Am 7. October erreichten wir den nördlichsten Ort von Kufra, Drángedi. Ehe wir aber am 9. October die Oase selbst verlassen, wollen wir ein Gesammtbild dieses grossen Inselarchipels entwerfen.

[114] Iudjani gelbi.

[115] Mektub Allah.

[116] Mehabba.

[117] "Ia" ist so viel wie "o", es ist der Vocativ.

[118] In Kufra besitzen sie etwa 300000 Palmen und nehmen an Geschenken und Abgaben blos in dieser Oase mindestens 20000 Thlr. ein, wenigstens in den letzten Jahren, wo so viele und grosse Karavanen durchzogen.

[119] Hier log der fromme Mann offenkundig.

[120] "Auds bi Allah men es Schitan arrahim", eine beliebte Phrase.

[121] Ma scha Allah kan, u ma lam ischa lam ikun.

[122] "Harem", Ausdruck, der officiell für die heiligen Städte gebraucht wird, und damit wollte er wol andeuten, dass die Sauyat der Snussi auch "harem", d. h. verboten für Andersgläubige seien.

[123] "Allah istalik", "Gott öffne dir!" man versteht dabei das Paradies oder, da die Christen nicht direct ins Paradies kommen können, die Thore des Islam.

[124] Hier log der fromme Mann wieder, denn erst am Morgen hatte die Modjabra-Karavane die reichsten Geschenke in der Sauya abgegeben, wofür sie den Segen erhielt.

[125] "Nharek mabruk." Man sagt zu den Ungläubigen nicht den bekannten Gruss der Gläubigen: "essalamu alikum", und erwidert auch nicht mit "alikum ssalam". Den Christen pflegen sie irgendeine andere Begrüssung, z.
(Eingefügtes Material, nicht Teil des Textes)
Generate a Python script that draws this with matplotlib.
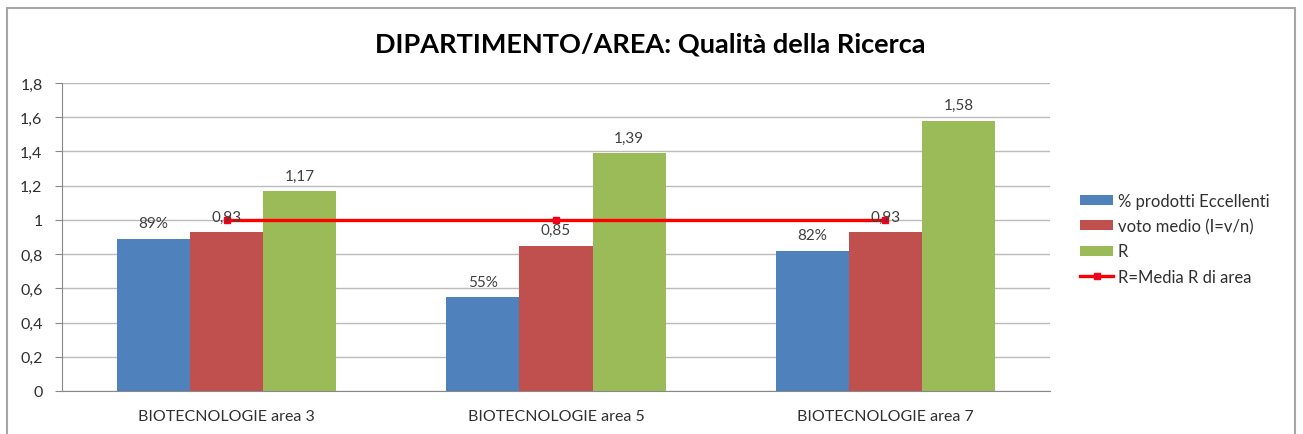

B. "mögest du gesund sein, Gott helfe dir!" zuzurufen, während der Christ "Gott grüss dich!" sagen darf.

[126] Schuari sind zwei grosse, in der Mitte durch Geflecht verbundene Körbe, die man dem Esel überlegt.

[127] "El Istat" bedeutet soviel als Heiligkeit, Eminenz, also Sauya Seiner Heiligkeit.

[128] Schule.

[129] Um Wasserschläuche zu gewinnen, darf das Fell nicht aufgeschnitten, sondern muss dem Thiere ganz abgezogen werden.

[130] Für gewöhnlich tragen die Suya ihre Gewehre derart, dass das Schloss mit einem Lederfutteral umwickelt ist; hängt letzteres herab, so fürchten sie, angegriffen zu werden oder wollen selbst angreifen.